The preface for Music for Chameleons hints at how the book, down to its structure, reflects Capote’s career. “My whole life—as a writer, least,” he says in the preface, “can be charted as precisely as a fever: the highs and lows, the very definite cycles.” He goes on to describe all of his cycles—Other Voices, Other Rooms ended the first, Breakfast at Tiffany’s the second, and In Cold Blood the third—before concluding that, at the time he was writing, he was “moving into my fourth, and what I expect will be my final, cycle.” As such, Music for Chameleons is organized according to these cycles—the earlier chapters reflect the author as a younger writer, the later chapters a more mature Capote. But the preface in no way prepares the reader for what follows—a hero who, as the pages turn, becomes less mythic and increasingly tragic.
The first part, eponymously titled, features the kind of smooth-as-butter prose for which Capote first became famous. The story “Mojave” contains lines like, “He had not been of much help as an analyst, and as a lover—well, once she had watched him running to catch a bus, two hundred and twenty pounds of shortish, fiftyish, frizzly-haired, hip-heavy, myopic Manhattan Intellectual, and she had laughed: how was it possible that she could love a man so ill-humored, so ill-favored as Ezra Bensten?” It’s a reminder that Capote still retained the consummate skills of a stylist whose earlier stories in Mademoiselle and Harper’s Bazaar had won over the literary world decades earlier.

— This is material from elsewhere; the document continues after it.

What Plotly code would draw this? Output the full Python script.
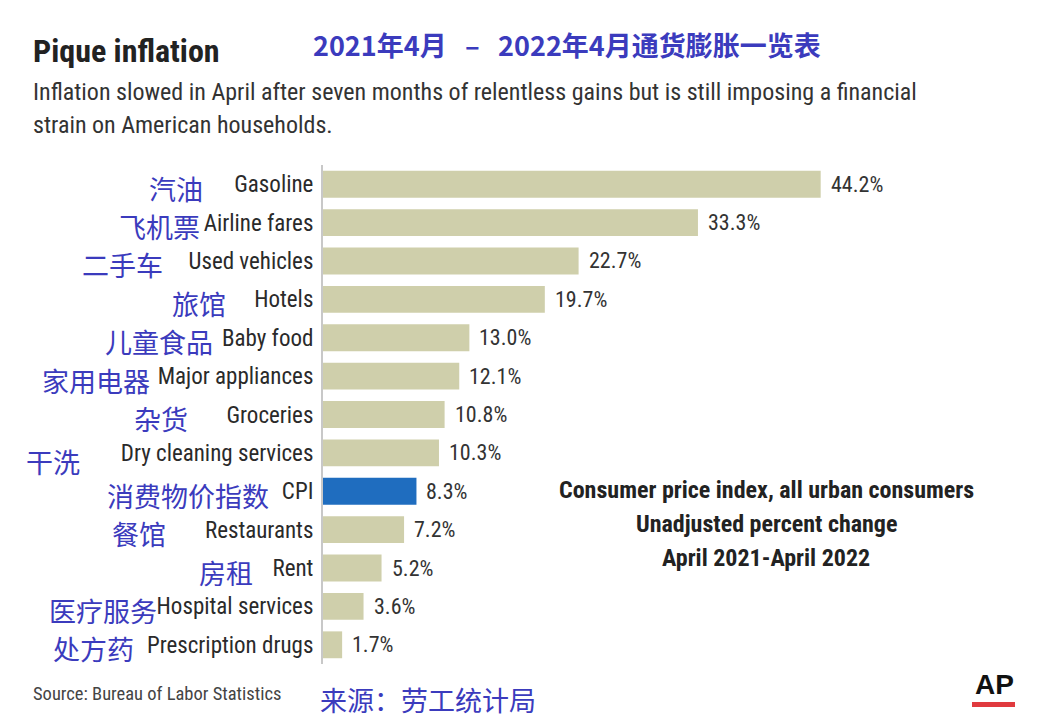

But part one goes deeper than the beauty of language. In earlier works like Other Voices, Other Rooms, the autobiographical elements are detectable but, as Gerald Clarke puts it in Capote: A Biography, “subterranean.” That book’s young protagonist, Joel Harrison Knox, emerges by the end into manhood, accepting his identity as a homosexual. The parting image of Other Voices, Other Rooms is of Joel peering back at “the boy he had left behind.”
But if Capote’s first novel metaphorically tracked his coming of age, Music for Chameleons contains more explicit self-portraits. In “Dazzle,” a young Capote goes to visit Mrs. Ferguson, a woman said to have “magical powers,” to ask her for help with a secret. “I don’t want to be a boy. I want to be a girl,” he says. When Mrs. Ferguson laughs at him, he pleads, “Mrs. Ferguson, you don’t understand. I’m very worried. I’m worried all the time. There’s something wrong.” Mrs. Ferguson had made the boy give her his grandmother’s necklace in exchange for the meeting, and when, 44 years later, his grandmother dies, Capote can’t even bring himself to go to her funeral because she reminded him only of Mrs. Ferguson. Young Capote dealt with not only his sexual identity but also his gender identity, and his one attempt to express his “secret” was met with cackling malice. The incident haunted him for the rest of his life.